Конечно, правильно говорят, что «нет пределов для самосовершенствования», а в военном деле, тем более, эти границы весьма и весьма размыты. Однако к середине 1975 года большинство из молодых офицеров уже были теми командирами групп, которые менее, чем за год, уже многое знали на собственном опыте и могли очень многое сделать на практике. Этого было вполне достаточно для качественного выполнения всевозможных боевых задач в тылу противника в любых условиях обстановки. Однако, как представляется, самое главное наше достижение заключалось в том, что как мы, молодые командиры групп спецназ, так и наши подчиненные были уже очень хорошо подготовлены. Кроме того, морально и психологически мы были готовы ко всему, что может выпасть на нашу долю. А морально-психологическая готовность к выполнению любого задания порой имеет весьма важное значение в любом деле, тем более, в столь сложном и ответственном, каким приходилось заниматься спецназовцам.


ПАРАШЮТНЫЕ КУРЬЕЗЫ


Многим известно, что с парашютными прыжками очень часто связано множество разных историй, в том числе смешных и курьезных. В этом плане прыжки, вероятно, можно сравнить с рассказами о приключениях охотников или рыбаков.
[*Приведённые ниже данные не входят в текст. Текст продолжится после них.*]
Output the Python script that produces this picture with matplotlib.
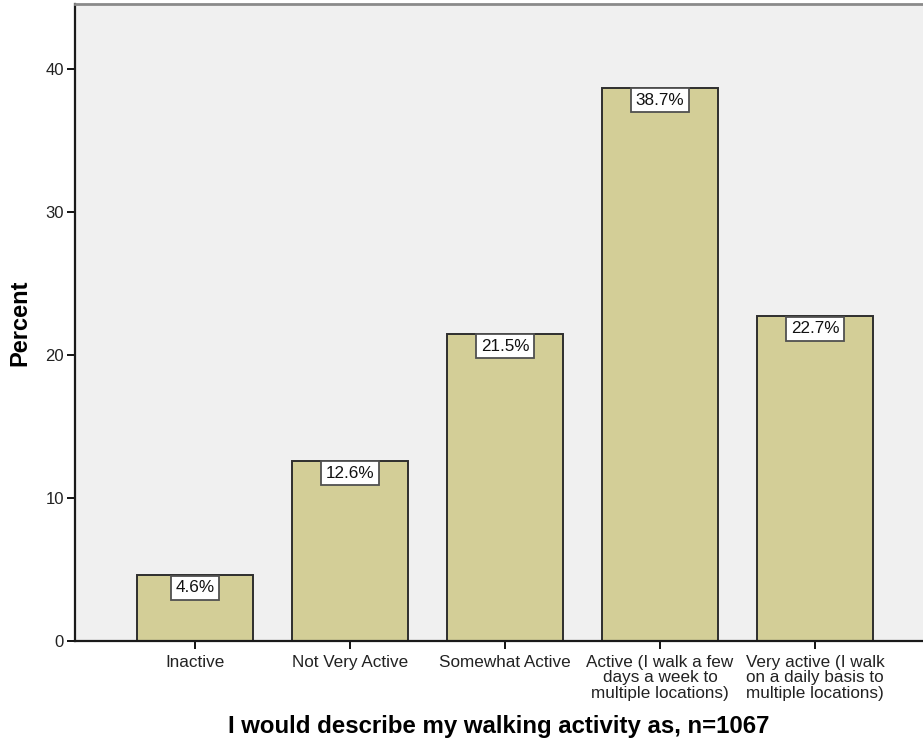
import matplotlib.pyplot as plt

plt.rcParams['font.family'] = ['Liberation Sans', 'DejaVu Sans']

categories = ["Inactive", "Not Very Active", "Somewhat Active",
              "Active (I walk a few\ndays a week to\nmultiple locations)",
              "Very active (I walk\non a daily basis to\nmultiple locations)"]
percent = [4.6, 12.6, 21.5, 38.7, 22.7]
labels = ["4.6%", "12.6%", "21.5%", "38.7%", "22.7%"]

fig = plt.figure(figsize=(9.23, 7.46), dpi=100)
ax = fig.add_axes([75 / 923, 105 / 746, 848 / 923, 637 / 746])
ax.set_facecolor("#F0F0F0")

x = list(range(len(categories)))
ax.bar(x, percent, width=0.748, color="#D3CE97", edgecolor="#2E2E2E", linewidth=1.4, zorder=2)

# value labels in white boxes at the top of each bar
for xi, v, lab in zip(x, percent, labels):
    ax.annotate(lab, (xi, v), xytext=(0, -3.6), textcoords="offset points",
                ha="center", va="top", fontsize=12.3, color="#111111", zorder=3,
                bbox=dict(boxstyle="square,pad=0.26", fc="white", ec="#505050", lw=1.3))

ax.set_xlim(-0.774, 4.697)
ax.set_ylim(0, 44.55)
ax.set_yticks([0, 10, 20, 30, 40])
ax.set_xticks(x)
ax.set_xticklabels(categories, fontsize=12.3, linespacing=1.04, color="#222222")
ax.tick_params(axis="y", labelsize=12, labelcolor="#222222", length=6, width=1.3, pad=2)
ax.tick_params(axis="x", length=6, width=1.3, pad=4)

for s in ["left", "bottom"]:
    ax.spines[s].set_color("#1A1A1A")
    ax.spines[s].set_linewidth(1.6)
ax.spines["right"].set_visible(False)
ax.spines["top"].set_color("#8A8A8A")
ax.spines["top"].set_linewidth(2)

ax.set_ylabel("Percent", fontsize=17, fontweight="bold", labelpad=10)
ax.set_xlabel("I would describe my walking activity as, n=1067", fontsize=17.3,
              fontweight="bold", labelpad=10)

fig.savefig("out.png", dpi=100)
Кроме того, юмористы от парашютного дела придумали также огромное количество анекдотов и шуток, связанных с парашютными буднями. И наша бригада специального назначения в этом плане бала далеко не исключение.

Сейчас вспоминается, что довольно смешная история произошла и со мной в самом начале прыжкового периода 1975 года. Как-то однажды, приземлившись после третьего или четвертого прыжка, точно не помню, я собрал парашют и присел на землю, чтобы перевести дух, и дождаться, пока бойцы моей группы соберутся около меня после прыжка. Наблюдая за выброской и приземлением спецназовцев, вдруг увидел, что один из них, широко расставив ноги, что, кстати, противоречит инструкции, спускается прямо на меня. В связи с тем, что ветра практически не было, парашютист снижался строго вертикально и прямо туда, где находился я, поэтому, кроме огромного купола и расставленных в стороны ног, мне совершенно ничего не было видно.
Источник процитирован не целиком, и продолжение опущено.